There is foolishness
The billboard proclaims a strong unity.  This happens in practice as well. It is a dumb thing to do. As soon as you wave this flag, it has a way of fluttering away from your grasp. It is not wise to draw attention to unity in such bold ways. Pray for it. Plead for it. Pursue it. But then let it slip in through the backdoor. Let its reality creep up and overwhelm you, as you get on with living the John 13 brand of servanthood, the 1 Corinthians 13 brand of love, and the Philippians 2 brand of humility.

There is deterioration
The billboard is crumbling. Paint is peeling. Nails are rusting. Dents are appearing. This happens in practice as well. Unity becomes weary and worn, as it succumbs to stress. Everywhere I go people speak to me of their context, as if it is unique. I listen as if for the first time, with empathy - but, in reality, it is often something I've heard before. Big Corruption - Poor Infrastructure - Bad Leadership - Crazy Traffic - etc etc ... these conspire together in the society (and sometimes even in the church) to undermine unity.

There is irony
This billboard sits in a context.

It is in a city (Kohima) where there is a tennis court, a few turns in the road from this billboard, that marks the very spot where the westward advance of the Japanese in World War 2 was halted. An easily forgotten story of sacrifice and heroism, punctuated by the unity of purpose that the fiercest battle engenders.
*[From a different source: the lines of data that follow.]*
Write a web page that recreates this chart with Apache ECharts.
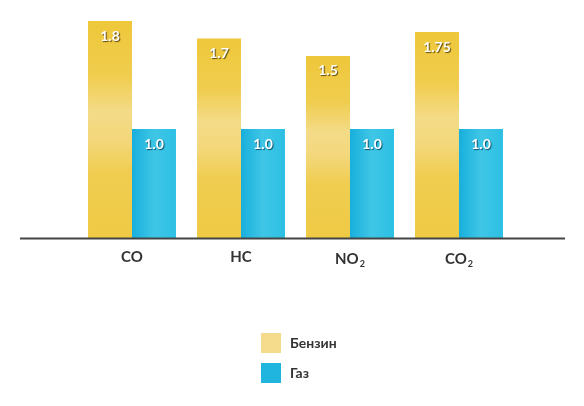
<!DOCTYPE html>
<html><head><meta charset="utf-8">
<script src="https://cdn.jsdelivr.net/npm/echarts@6/dist/echarts.min.js"></script>
<style>html,body{margin:0;padding:0;background:#fff}#c{width:584px;height:406px}</style>
</head><body><div id="c"></div>
<script>
var categories = ['CO', 'HC', 'NO2', 'CO2'];
var seriesNames = ['Бензин', 'Газ'];
var petrolHeights = [1.99, 1.83, 1.67, 1.89];
var petrolLabels = ['1.8', '1.7', '1.5', '1.75'];
var gasHeights = [1.0, 1.0, 1.0, 1.0];
var gasLabels = ['1.0', '1.0', '1.0', '1.0'];

var chart = echarts.init(document.getElementById('c'), null, {renderer: 'canvas'});

var goldFill = new echarts.graphic.LinearGradient(0, 0, 0, 1, [
  {offset: 0, color: '#eec73a'},
  {offset: 0.25, color: '#f0cd4e'},
  {offset: 0.42, color: '#f4db88'},
  {offset: 0.55, color: '#f3d77a'},
  {offset: 0.7, color: '#f0cd50'},
  {offset: 1, color: '#efca45'}
]);
var blueFill = new echarts.graphic.LinearGradient(0, 0, 1, 0, [
  {offset: 0, color: '#18afdc'},
  {offset: 0.5, color: '#3fc6e6'},
  {offset: 1, color: '#2cc0e4'}
]);

var labelStyle = {
  show: true,
  position: 'insideTop',
  distance: 8,
  color: '#ffffff',
  fontFamily: 'Lato',
  fontWeight: 'bold',
  fontSize: 14,
  textShadowColor: 'rgba(60,40,0,0.8)',
  textShadowBlur: 1,
  textShadowOffsetX: 1,
  textShadowOffsetY: 1
};

function labelFmt(arr) {
  return function (p) { return arr[p.dataIndex]; };
}

function catFmt(v) {
  if (/2$/.test(v)) return v.slice(0, -1) + '{sub|2}';
  return v;
}

chart.setOption({
  animation: false,
  backgroundColor: '#ffffff',
  grid: {left: 77.5, width: 436, top: 20, height: 218},
  legend: {
    orient: 'vertical',
    left: 261, top: 333, padding: 0,
    itemWidth: 20, itemHeight: 20, itemGap: 10,
    icon: 'rect',
    textStyle: {fontFamily: 'Lato', fontWeight: 'bold', fontSize: 14, color: '#333333', padding: [0, 0, 0, 4]},
    data: [
      {name: seriesNames[0], itemStyle: {color: '#f4dc8c'}},
      {name: seriesNames[1], itemStyle: {color: '#1fb5df'}}
    ]
  },
  xAxis: {
    type: 'category',
    data: categories,
    axisLine: {show: false},
    axisTick: {show: false},
    axisLabel: {
      margin: 12,
      color: '#333333',
      fontFamily: 'Lato',
      fontSize: 15,
      fontWeight: 'bold',
      formatter: catFmt,
      rich: {sub: {fontSize: 9, color: '#333333', fontFamily: 'Lato', fontWeight: 'bold', padding: [10, 0, 0, 1]}}
    }
  },
  yAxis: {
    type: 'value', min: 0, max: 2,
    show: false,
    splitLine: {show: false}
  },
  series: [
    {
      name: seriesNames[0], type: 'bar', data: petrolHeights,
      barGap: '0%', barCategoryGap: '19.3%',
      itemStyle: {color: goldFill},
      label: Object.assign({}, labelStyle, {formatter: labelFmt(petrolLabels)})
    },
    {
      name: seriesNames[1], type: 'bar', data: gasHeights,
      itemStyle: {color: blueFill},
      label: Object.assign({}, labelStyle, {formatter: labelFmt(gasLabels), textShadowColor: 'rgba(0,50,80,0.8)'})
    }
  ],
  graphic: [{
    type: 'line', z: 10,
    shape: {x1: 20, y1: 238.5, x2: 565, y2: 238.5},
    style: {stroke: '#444444', lineWidth: 2}
  }]
});
</script>
</body></html>
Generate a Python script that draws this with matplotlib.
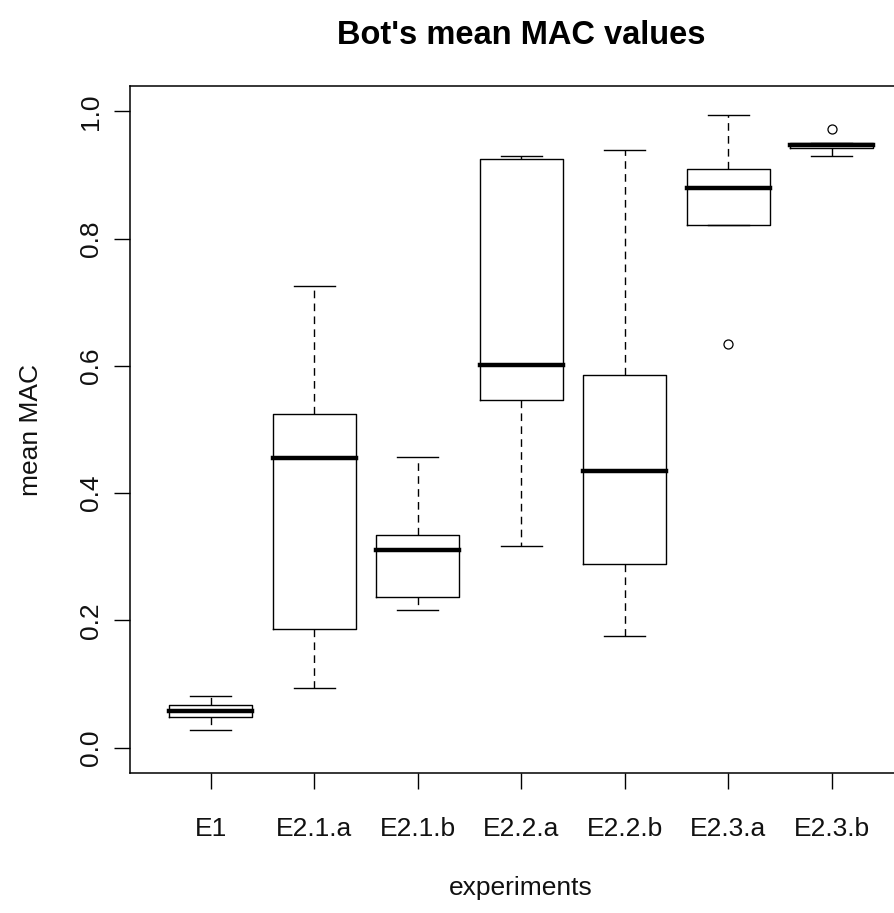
import matplotlib
matplotlib.use("Agg")
import matplotlib.pyplot as plt

plt.rcParams["font.family"] = ["Liberation Sans", "DejaVu Sans"]

# Summary statistics of the bot's mean MAC per experiment
experiments = ["E1", "E2.1.a", "E2.1.b", "E2.2.a", "E2.2.b", "E2.3.a", "E2.3.b"]
whisker_low = [0.028, 0.094, 0.216, 0.317, 0.176, 0.821, 0.930]
q1 = [0.048, 0.187, 0.236, 0.547, 0.288, 0.821, 0.942]
median = [0.058, 0.455, 0.311, 0.602, 0.435, 0.879, 0.947]
q3 = [0.0665, 0.525, 0.334, 0.925, 0.585, 0.910, 0.951]
whisker_high = [0.081, 0.726, 0.457, 0.930, 0.939, 0.994, 0.951]
outliers = [[], [], [], [], [], [0.635], [0.972]]

W, H = 894, 913
fig = plt.figure(figsize=(W / 100, H / 100), dpi=100)
fig.patch.set_facecolor("white")

left, right, top, bottom = 130, 912.5, 86, 773
ax = fig.add_axes([left / W, 1 - bottom / H, (right - left) / W, (bottom - top) / H])

stats = []
for name, lo, a, m, b, hi, fl in zip(experiments, whisker_low, q1, median, q3,
                                     whisker_high, outliers):
    stats.append(dict(label=name, whislo=lo, q1=a, med=m, q3=b, whishi=hi, fliers=fl))

lw = 1.0
ax.bxp(
    stats,
    positions=range(1, len(experiments) + 1),
    widths=0.8,
    capwidths=0.4,
    showfliers=True,
    boxprops=dict(color="black", linewidth=lw),
    medianprops=dict(color="black", linewidth=3.2, solid_capstyle="projecting"),
    whiskerprops=dict(color="black", linewidth=lw, linestyle=(0, (5.5, 3.8))),
    capprops=dict(color="black", linewidth=lw),
    flierprops=dict(marker="o", markersize=6.5, markerfacecolor="none",
                    markeredgecolor="black", markeredgewidth=0.9),
)

n = len(experiments)
span = n
ax.set_xlim(0.5 - 0.04 * span, n + 0.5 + 0.04 * span)
ax.set_ylim(-0.04, 1.04)

ax.set_yticks([0.0, 0.2, 0.4, 0.6, 0.8, 1.0])
ax.set_yticklabels(["0.0", "0.2", "0.4", "0.6", "0.8", "1.0"], rotation=90, va="center")
ax.set_xticks(range(1, n + 1))
ax.set_xticklabels(experiments)

ax.tick_params(axis="both", direction="out", length=11.5, width=1.0,
               labelsize=19, color="black", labelcolor="#111111")
ax.tick_params(axis="y", pad=8)
ax.tick_params(axis="x", pad=20)

for sp in ax.spines.values():
    sp.set_linewidth(1.1)
    sp.set_color("black")

fig.text(521 / W, 1 - 35 / H, "Bot's mean MAC values", ha="center", va="center",
         fontsize=23.5, fontweight="bold")
fig.text(521 / W, 1 - 888 / H, "experiments", ha="center", va="center",
         fontsize=19, color="#111111")
fig.text(31 / W, 1 - 430 / H, "mean MAC", ha="center", va="center",
         rotation=90, fontsize=19, color="#111111")

fig.savefig("out.png", dpi=100, facecolor="white")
The site of the Battle of the Tennis Court, 'Britain's Thermopylae'
That city is in a state (Nagaland) which has the highest concentration of Baptists anywhere in the world. But as the arrival of the gospel recedes with the generations, the advance of nominalism and the arrival of Malachi-like challenges is everywhere to be seen ... and 'unity is our strength' becomes a quality which the church needs to embody. May it be so, Lord Jesus.

nice chatting

Paul

Comments

wardyoude said…
I was reading in Ezekiel this morning, and I realised the NZ church has largely failed to be a watchman like Ezekiel was to the backsliding Jews. Our country is going down the plug hole and our church is not warning of the consequences of turning our back on God. Would seem to me your blog be drawing a comparison with that billboard and the church?
Paul said…
I feel your pain. I do.

It is interesting to ask where the relevance lies when comparing Ezekiel & 'backsliding Jews in exile' with NZ church & NZ country. I think you see the NZ church to have an Ezekiel-role within the NZ nation (who are a bit like the Jewish 'nation' in exile). But I wonder if the point of comparison might be a bit different. Rather than comparing nation with nation, why not compare people of God with people of God? So now the NZ church does not speak the Ezekiel message, but receives the Ezekiel message. My hunch is that it is first the NZ church that should feel the heat in Ezekiel's message, not the NZ nation. The 'warning' is primarily aimed at the people of God - an (exiled) nation back then, but a church today.

What do you think?

The NZ church still has a warning role, as you say. But it is not that useful a role if nobody is listening. Churches need to give themselves to becoming 'contrast communities', being distinctive with distinction, having a brand of goodness that attracts people, intrigues people, makes people curious and draws them nearer. As that is more securely put in place, words of warning to the wider world may be heard more readily and effectively.